Poetry is a dangerous thing. Like a plastic bomb. Remember Pasternak? ‘The lines have blood in them. They kill. They rush all of a sudden up your throat and choke you to death’. A good many poets have suffered a defeat, or worse still a total fiasco, when they dared to make a start with a whole book of poetry instead of a few poems. The French say, ‘The words begin to fade once they are printed’. Perhaps Ivan Franko knew it because he gave his best collection of poetry the title of Faded Leaves.
The original, or I would rather say, unique character of Alexander Korotko’s poetry lies in its barely perceptible tangibility. It is like unwoven silk. Unwritten lines. Unspoken words. Words in shape of thoughts. The poet thinks and his thoughts come to you as hints, as revelation, as magic. These poems are not for reciting, they are for feasting your eyes on; then they penetrate you as pre-eternal essence, as a hope and promise, since the creation of the world is yet to come.
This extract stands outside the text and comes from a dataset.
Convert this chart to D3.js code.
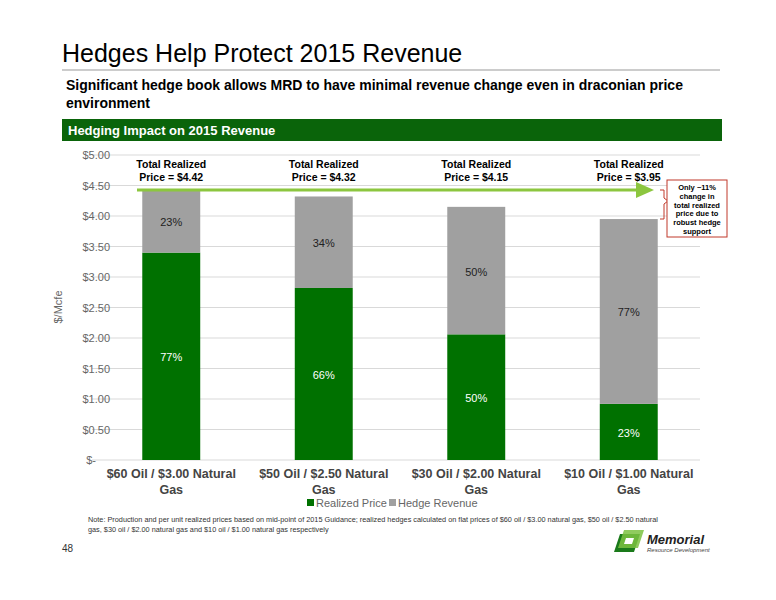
<!DOCTYPE html>
<html><head><meta charset="utf-8">
<script src="https://cdn.jsdelivr.net/npm/d3@7"></script>
<style>body{margin:0;background:#fff}text{font-family:"Liberation Sans",Arial,sans-serif}</style>
</head><body><div id="chart"></div>
<script>
var categories = ['$60 Oil / $3.00 Natural Gas', '$50 Oil / $2.50 Natural Gas', '$30 Oil / $2.00 Natural Gas', '$10 Oil / $1.00 Natural Gas'];
var realized = [3.40, 2.82, 2.06, 0.92];
var totals = [4.42, 4.32, 4.15, 3.95];
var realizedPct = ['77%', '66%', '50%', '23%'];
var hedgePct = ['23%', '34%', '50%', '77%'];
var yTicks = [0, 0.5, 1, 1.5, 2, 2.5, 3, 3.5, 4, 4.5, 5];

var svg = d3.select('#chart').append('svg').attr('width', 776).attr('height', 600);

svg.append('text').attr('x', 62).attr('y', 62).attr('font-size', 25).attr('fill', '#000').text('Hedges Help Protect 2015 Revenue');
svg.append('line').attr('x1', 62).attr('x2', 720).attr('y1', 70).attr('y2', 70).attr('stroke', '#999');
svg.append('text').attr('x', 66).attr('y', 90).attr('font-size', 14).attr('font-weight', 'bold').text('Significant hedge book allows MRD to have minimal revenue change even in draconian price');
svg.append('text').attr('x', 66).attr('y', 108).attr('font-size', 14).attr('font-weight', 'bold').text('environment');
svg.append('rect').attr('x', 62).attr('y', 119).attr('width', 660).attr('height', 22).attr('fill', '#0a640a');
svg.append('text').attr('x', 68).attr('y', 135).attr('font-size', 13).attr('font-weight', 'bold').attr('fill', '#fff').text('Hedging Impact on 2015 Revenue');

var x = d3.scaleBand().domain(categories).range([95, 705]).paddingInner(0.62).paddingOuter(0.31);
var y = d3.scaleLinear().domain([0, 5]).range([460, 155]);

svg.append('g').selectAll('line').data(yTicks).join('line')
  .attr('x1', 92).attr('x2', 700).attr('y1', d => y(d)).attr('y2', d => y(d))
  .attr('stroke', '#d9d9d9');

var yAxis = svg.append('g').attr('transform', 'translate(112,0)')
  .call(d3.axisLeft(y).tickValues(yTicks).tickSize(0).tickFormat(d => d === 0 ? '$-' : '$' + d.toFixed(2)));
yAxis.select('.domain').remove();
yAxis.selectAll('text').attr('font-size', 11).attr('fill', '#666').attr('x', -2);
yAxis.selectAll('.tick').filter(d => d === 0).select('text').attr('x', -16);
svg.append('text').attr('transform', 'translate(62,307) rotate(-90)').attr('text-anchor', 'middle').attr('font-size', 11).attr('fill', '#666').text('$/Mcfe');

var bw = x.bandwidth();
svg.append('g').selectAll('rect').data(categories).join('rect')
  .attr('x', d => x(d)).attr('width', bw)
  .attr('y', (d, i) => y(realized[i])).attr('height', (d, i) => y(0) - y(realized[i]))
  .attr('fill', '#007100');
svg.append('g').selectAll('rect').data(categories).join('rect')
  .attr('x', d => x(d)).attr('width', bw)
  .attr('y', (d, i) => y(totals[i])).attr('height', (d, i) => y(realized[i]) - y(totals[i]))
  .attr('fill', '#a0a0a0');

svg.append('g').selectAll('text').data(categories).join('text')
  .attr('x', d => x(d) + bw / 2).attr('y', (d, i) => y(realized[i] / 2) + 5)
  .attr('text-anchor', 'middle').attr('font-size', 11).attr('fill', '#fff').text((d, i) => realizedPct[i]);
svg.append('g').selectAll('text').data(categories).join('text')
  .attr('x', d => x(d) + bw / 2).attr('y', (d, i) => y((realized[i] + totals[i]) / 2) + 5)
  .attr('text-anchor', 'middle').attr('font-size', 11).attr('fill', '#222').text((d, i) => hedgePct[i]);

var tl = svg.append('g').selectAll('text').data(categories).join('text')
  .attr('text-anchor', 'middle').attr('font-size', 10.5).attr('font-weight', 'bold');
tl.append('tspan').attr('x', d => x(d) + bw / 2).attr('y', 168).text('Total Realized');
tl.append('tspan').attr('x', d => x(d) + bw / 2).attr('y', 181).text((d, i) => 'Price = $' + totals[i].toFixed(2));

var cl = svg.append('g').selectAll('text').data(categories).join('text')
  .attr('text-anchor', 'middle').attr('font-size', 12.5).attr('font-weight', 'bold').attr('fill', '#444');
cl.append('tspan').attr('x', d => x(d) + bw / 2).attr('y', 478).text(d => d.replace(/ Gas$/, ''));
cl.append('tspan').attr('x', d => x(d) + bw / 2).attr('y', 494).text('Gas');

// arrow
svg.append('line').attr('x1', 137).attr('x2', 640).attr('y1', 190).attr('y2', 190).attr('stroke', '#8cc63f').attr('stroke-width', 3);
svg.append('path').attr('d', 'M636,182 L654,190 L636,198 Z').attr('fill', '#8cc63f');
svg.append('path').attr('d', 'M660,190 h4 v8 l4,3 l-4,3 v15 h-4').attr('fill', 'none').attr('stroke', '#c0392b');
svg.append('rect').attr('x', 667).attr('y', 180).attr('width', 60).attr('height', 57).attr('fill', '#fff').attr('stroke', '#c0392b');
['Only ~11%', 'change in', 'total realized', 'price due to', 'robust hedge', 'support'].forEach(function (t, i) {
  svg.append('text').attr('x', 697).attr('y', 190 + i * 8.8).attr('text-anchor', 'middle').attr('font-size', 7.5).attr('font-weight', 'bold').text(t);
});

// legend
svg.append('rect').attr('x', 307).attr('y', 499).attr('width', 7).attr('height', 7).attr('fill', '#007100');
svg.append('text').attr('x', 316).attr('y', 507).attr('font-size', 11).attr('fill', '#666').text('Realized Price');
svg.append('rect').attr('x', 389).attr('y', 499).attr('width', 7).attr('height', 7).attr('fill', '#a0a0a0');
svg.append('text').attr('x', 398).attr('y', 507).attr('font-size', 11).attr('fill', '#666').text('Hedge Revenue');

svg.append('text').attr('x', 88).attr('y', 522).attr('font-size', 7.3).attr('fill', '#333').text('Note: Production and per unit realized prices based on mid-point of 2015 Guidance; realized hedges calculated on flat prices of $60 oil / $3.00 natural gas, $50 oil / $2.50 natural');
svg.append('text').attr('x', 88).attr('y', 532).attr('font-size', 7.3).attr('fill', '#333').text('gas, $30 oil / $2.00 natural gas and $10 oil / $1.00 natural gas respectively');
svg.append('text').attr('x', 62).attr('y', 552).attr('font-size', 10).attr('fill', '#333').text('48');

// logo
var lg = svg.append('g').attr('transform', 'translate(614,530)');
lg.append('path').attr('d', 'M6,4 L26,4 L20,22 L0,22 Z').attr('fill', '#1a7a1a');
lg.append('path').attr('d', 'M10,0 L30,0 L24,18 L4,18 Z').attr('fill', '#7cc242').attr('opacity', 0.85);
lg.append('path').attr('d', 'M12,8 L20,8 L18,14 L10,14 Z').attr('fill', '#fff');
lg.append('text').attr('x', 33).attr('y', 14).attr('font-size', 13).attr('font-style', 'italic').attr('font-weight', 'bold').attr('fill', '#222').text('Memorial');
lg.append('text').attr('x', 33).attr('y', 22).attr('font-size', 6).attr('font-style', 'italic').attr('fill', '#444').text('Resource Development');
</script></body></html>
Hence the longing for everything that has never come to be, has never come to pass, has never come to be spoken. (Particularly in the poem I’m an Enigma). Rather than help you to live through the humdrum and vanity of everyday life, these poems help you to live inside that engulfing solitude where we remain human in the supreme meaning of this word. Instead of roaring missiles, soldiers marching on military parades, officious politicians delivering long boring speeches we have the divine quietude of iconostases, synagogues and human solitude. Quietude permeates these poems as if it were a divine nectar.
“The words will blossom into your silence in my mind”. The so-called modernists think that once you remove all punctuation marks from your texts you become a modernist. In fact, instead of removing the full stops and commas, you have to remove obstacles between the poet and the reader, betwen the visual objects and the invisible essence, between the primitive tangibility of the written, the painted, the conventionally defined and the subtlest emanations of the meaning, or in Alexander Korotko’s words, “the religion of the word is born”.
Exactly so: the religion of the word. Today we need such kind of poetry that will live on even when all the libraries burn down, the poetry that could be preserved in the safest of all depositories, which is called the human memory, the human heart.
Hear the poet speak for himself in one of his most important, in my opinion, poems Symphony:
How many of us are there, living uselessly, reading in faces
by memory the incantations of ages,
and hearing the alarming anger of the wind
subordinate only to the gloomy forests,
soaring over the abyss on wings of clouds, apathetic as life?
Someone’s name is just a lullaby of the crazy fatherland,
that bitter balsam, a deadly postscript, treating
the soul from thirst of events, an udimmed dream dispersed
in the corners with icons of memories, where the angels carry out
their earthy service on the church-porches of eternity, where the word
is invaluable, where each bow is reached to by an echo in hearts that sing.
P.Zagrebelni
31 October 2000
P. S.
Boris Pasternak. When mind police in Krushchev’s employ persecuted B. Pasternak for his novel Doctor Zhivago, he wrote in one of his letters: “Art is not valour, but shame and sin, almost excusable in their wonderful harmlessness; and so art can be restored in its dignity and justified by the magnitude of that which is sometimes acquired by this shame”. The magnitude of this very kind have I seen in Alexander Korotko’s poetry.